[EXERCISE DATA start]

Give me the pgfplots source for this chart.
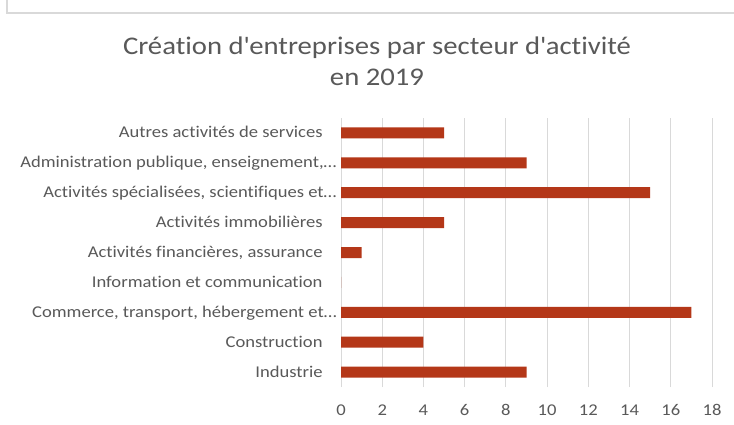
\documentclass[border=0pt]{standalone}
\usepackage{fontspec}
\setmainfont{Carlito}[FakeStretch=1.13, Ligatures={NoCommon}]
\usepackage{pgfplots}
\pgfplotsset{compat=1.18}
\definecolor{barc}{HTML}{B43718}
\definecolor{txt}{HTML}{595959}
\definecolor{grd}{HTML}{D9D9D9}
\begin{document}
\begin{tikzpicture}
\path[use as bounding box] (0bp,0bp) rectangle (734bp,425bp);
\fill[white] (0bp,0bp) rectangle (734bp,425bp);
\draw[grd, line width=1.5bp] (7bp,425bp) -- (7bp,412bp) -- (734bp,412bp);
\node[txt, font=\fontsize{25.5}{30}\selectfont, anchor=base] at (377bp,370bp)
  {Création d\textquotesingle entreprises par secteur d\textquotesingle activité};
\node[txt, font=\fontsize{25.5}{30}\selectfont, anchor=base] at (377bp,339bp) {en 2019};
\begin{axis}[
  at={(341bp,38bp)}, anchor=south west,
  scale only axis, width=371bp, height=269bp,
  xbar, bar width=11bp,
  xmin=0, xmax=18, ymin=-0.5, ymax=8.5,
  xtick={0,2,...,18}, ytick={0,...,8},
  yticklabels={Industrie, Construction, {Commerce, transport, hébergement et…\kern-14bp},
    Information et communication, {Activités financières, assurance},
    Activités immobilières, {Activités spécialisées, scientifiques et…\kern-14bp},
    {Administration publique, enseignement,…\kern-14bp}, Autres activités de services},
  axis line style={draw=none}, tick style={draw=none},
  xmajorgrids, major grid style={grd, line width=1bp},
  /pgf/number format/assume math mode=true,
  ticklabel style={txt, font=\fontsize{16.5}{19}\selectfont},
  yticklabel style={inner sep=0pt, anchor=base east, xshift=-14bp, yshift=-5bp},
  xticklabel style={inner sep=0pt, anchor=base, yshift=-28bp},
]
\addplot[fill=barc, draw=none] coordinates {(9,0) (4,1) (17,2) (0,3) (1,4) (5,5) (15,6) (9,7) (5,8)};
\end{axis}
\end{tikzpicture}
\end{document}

[EXERCISE DATA end]
[EXERCISE DATA start]

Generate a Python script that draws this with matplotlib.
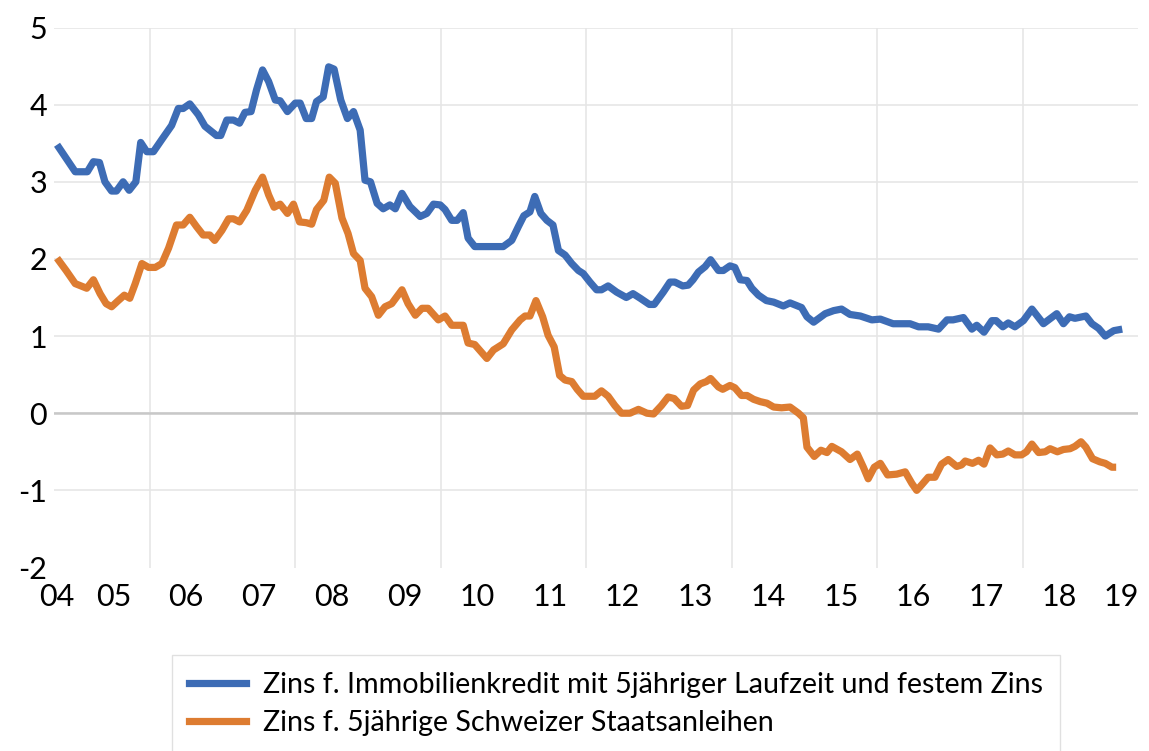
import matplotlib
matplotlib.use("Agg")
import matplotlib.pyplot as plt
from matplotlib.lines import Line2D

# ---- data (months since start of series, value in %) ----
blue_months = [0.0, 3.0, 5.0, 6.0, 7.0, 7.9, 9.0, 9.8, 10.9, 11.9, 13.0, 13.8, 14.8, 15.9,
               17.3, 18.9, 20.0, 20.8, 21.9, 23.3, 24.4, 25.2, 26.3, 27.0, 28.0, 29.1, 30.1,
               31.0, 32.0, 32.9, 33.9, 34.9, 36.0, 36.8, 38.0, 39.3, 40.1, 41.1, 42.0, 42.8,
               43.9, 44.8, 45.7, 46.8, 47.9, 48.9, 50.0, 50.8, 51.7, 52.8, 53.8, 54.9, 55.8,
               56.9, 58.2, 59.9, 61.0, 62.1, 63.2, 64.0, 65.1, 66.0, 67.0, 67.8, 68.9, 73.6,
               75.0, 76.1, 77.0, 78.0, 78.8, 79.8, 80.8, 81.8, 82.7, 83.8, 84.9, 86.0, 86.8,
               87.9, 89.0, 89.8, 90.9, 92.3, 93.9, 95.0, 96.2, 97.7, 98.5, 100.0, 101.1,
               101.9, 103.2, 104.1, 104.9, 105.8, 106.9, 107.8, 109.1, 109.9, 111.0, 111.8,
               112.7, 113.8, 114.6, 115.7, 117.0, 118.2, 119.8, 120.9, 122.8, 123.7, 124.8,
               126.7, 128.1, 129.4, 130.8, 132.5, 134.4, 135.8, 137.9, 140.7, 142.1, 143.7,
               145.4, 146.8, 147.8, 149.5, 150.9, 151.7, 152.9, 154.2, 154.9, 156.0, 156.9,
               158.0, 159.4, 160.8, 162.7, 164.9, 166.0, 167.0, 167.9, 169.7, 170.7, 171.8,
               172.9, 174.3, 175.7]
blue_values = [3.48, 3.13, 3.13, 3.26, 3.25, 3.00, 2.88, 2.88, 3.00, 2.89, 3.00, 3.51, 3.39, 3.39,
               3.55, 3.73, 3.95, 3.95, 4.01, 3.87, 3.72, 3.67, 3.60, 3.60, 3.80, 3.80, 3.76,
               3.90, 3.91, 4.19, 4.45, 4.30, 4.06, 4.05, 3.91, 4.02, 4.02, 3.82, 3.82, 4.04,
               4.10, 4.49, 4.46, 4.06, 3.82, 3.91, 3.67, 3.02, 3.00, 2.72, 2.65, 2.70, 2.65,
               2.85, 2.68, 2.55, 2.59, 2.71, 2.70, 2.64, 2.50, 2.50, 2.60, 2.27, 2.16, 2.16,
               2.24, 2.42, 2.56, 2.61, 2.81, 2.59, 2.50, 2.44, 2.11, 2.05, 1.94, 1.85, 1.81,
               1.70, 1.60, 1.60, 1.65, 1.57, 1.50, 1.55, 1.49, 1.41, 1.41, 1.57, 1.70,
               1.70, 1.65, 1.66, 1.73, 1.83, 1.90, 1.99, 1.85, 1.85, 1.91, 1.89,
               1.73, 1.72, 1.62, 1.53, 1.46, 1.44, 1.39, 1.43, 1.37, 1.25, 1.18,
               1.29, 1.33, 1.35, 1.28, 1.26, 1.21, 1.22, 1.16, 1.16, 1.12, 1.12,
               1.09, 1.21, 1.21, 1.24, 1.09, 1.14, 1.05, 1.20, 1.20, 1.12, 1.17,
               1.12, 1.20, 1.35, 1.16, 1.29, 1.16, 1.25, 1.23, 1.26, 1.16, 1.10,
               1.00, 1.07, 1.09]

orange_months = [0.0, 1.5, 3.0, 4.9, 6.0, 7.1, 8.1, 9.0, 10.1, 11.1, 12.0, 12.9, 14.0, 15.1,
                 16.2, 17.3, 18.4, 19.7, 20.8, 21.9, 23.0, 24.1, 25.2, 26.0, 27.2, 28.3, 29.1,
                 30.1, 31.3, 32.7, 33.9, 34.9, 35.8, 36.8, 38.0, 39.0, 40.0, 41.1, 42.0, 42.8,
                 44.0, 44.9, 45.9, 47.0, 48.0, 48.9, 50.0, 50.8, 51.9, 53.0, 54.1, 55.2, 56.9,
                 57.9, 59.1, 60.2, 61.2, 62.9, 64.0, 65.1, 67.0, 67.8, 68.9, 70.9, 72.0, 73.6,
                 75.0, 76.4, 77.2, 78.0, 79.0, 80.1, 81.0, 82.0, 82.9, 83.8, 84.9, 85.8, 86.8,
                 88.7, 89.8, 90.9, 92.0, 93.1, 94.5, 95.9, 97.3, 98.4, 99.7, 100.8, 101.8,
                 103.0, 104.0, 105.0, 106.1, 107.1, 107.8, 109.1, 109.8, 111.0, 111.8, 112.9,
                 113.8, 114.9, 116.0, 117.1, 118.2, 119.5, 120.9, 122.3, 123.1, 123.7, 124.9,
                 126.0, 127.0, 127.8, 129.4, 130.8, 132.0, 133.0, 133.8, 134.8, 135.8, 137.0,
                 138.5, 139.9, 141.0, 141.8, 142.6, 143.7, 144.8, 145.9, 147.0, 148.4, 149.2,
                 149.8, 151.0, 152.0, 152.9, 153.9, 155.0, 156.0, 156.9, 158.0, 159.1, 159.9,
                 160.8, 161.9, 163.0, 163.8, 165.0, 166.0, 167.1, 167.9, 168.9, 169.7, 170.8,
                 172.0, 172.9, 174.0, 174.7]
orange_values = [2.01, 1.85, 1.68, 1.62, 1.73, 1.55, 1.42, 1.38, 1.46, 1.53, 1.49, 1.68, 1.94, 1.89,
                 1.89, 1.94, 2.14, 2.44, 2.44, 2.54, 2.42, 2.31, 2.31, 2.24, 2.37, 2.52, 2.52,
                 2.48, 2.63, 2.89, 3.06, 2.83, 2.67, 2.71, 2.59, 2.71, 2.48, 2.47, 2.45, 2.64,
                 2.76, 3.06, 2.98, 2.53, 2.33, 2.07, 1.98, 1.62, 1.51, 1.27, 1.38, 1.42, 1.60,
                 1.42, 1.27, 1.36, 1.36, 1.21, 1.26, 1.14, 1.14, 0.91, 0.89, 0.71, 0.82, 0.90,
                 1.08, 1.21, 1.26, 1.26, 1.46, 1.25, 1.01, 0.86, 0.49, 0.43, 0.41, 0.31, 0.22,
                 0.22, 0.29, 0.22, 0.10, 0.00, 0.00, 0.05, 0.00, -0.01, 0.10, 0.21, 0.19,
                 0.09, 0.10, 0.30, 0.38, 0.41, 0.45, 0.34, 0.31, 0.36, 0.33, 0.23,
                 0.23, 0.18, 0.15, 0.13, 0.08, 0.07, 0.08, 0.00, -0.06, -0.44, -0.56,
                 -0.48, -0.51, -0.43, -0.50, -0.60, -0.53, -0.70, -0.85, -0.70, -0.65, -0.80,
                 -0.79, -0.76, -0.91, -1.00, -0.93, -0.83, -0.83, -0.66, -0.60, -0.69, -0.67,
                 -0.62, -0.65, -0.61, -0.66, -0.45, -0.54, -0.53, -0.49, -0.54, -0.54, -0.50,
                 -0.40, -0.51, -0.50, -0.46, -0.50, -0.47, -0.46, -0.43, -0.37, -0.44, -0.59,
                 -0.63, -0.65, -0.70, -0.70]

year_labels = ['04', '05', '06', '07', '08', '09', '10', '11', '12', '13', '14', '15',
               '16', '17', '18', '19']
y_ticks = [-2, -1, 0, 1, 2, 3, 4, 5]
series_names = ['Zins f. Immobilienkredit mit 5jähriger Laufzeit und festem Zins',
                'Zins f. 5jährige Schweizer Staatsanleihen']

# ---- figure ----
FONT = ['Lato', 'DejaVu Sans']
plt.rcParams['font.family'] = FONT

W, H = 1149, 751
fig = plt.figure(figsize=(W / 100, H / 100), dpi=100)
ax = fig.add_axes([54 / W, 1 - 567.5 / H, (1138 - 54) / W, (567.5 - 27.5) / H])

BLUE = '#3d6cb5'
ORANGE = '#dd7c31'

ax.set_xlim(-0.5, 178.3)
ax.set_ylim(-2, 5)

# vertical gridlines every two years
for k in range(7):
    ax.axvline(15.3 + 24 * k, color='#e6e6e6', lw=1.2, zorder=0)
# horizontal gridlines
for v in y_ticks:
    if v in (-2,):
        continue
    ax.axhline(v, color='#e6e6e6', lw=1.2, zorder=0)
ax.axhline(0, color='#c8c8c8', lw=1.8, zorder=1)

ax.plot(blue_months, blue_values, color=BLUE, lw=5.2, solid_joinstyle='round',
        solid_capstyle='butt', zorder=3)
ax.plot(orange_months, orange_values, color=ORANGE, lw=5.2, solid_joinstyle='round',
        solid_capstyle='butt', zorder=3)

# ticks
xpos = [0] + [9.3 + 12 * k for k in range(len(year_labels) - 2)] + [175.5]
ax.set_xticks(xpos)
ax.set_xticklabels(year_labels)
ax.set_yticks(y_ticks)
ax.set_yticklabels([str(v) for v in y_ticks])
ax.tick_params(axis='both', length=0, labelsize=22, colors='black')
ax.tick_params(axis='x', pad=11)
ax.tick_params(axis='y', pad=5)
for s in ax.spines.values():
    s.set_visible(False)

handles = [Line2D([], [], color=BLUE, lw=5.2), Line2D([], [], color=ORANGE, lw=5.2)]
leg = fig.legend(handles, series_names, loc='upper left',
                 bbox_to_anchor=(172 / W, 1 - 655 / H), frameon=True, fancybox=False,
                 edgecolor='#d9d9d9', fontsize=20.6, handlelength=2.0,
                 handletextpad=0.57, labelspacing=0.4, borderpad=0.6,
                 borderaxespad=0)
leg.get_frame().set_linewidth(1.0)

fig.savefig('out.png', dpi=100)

[EXERCISE DATA end]

> [WHAT YOU ARE ASKED TO DO]:
Check each line of the records for the word "matplotlib", and show the lines that contain it.

> [SOLUTION TO THIS TASK]:
Generate a Python script that draws this with matplotlib.
import matplotlib
matplotlib.use("Agg")
import matplotlib.pyplot as plt
from matplotlib.lines import Line2D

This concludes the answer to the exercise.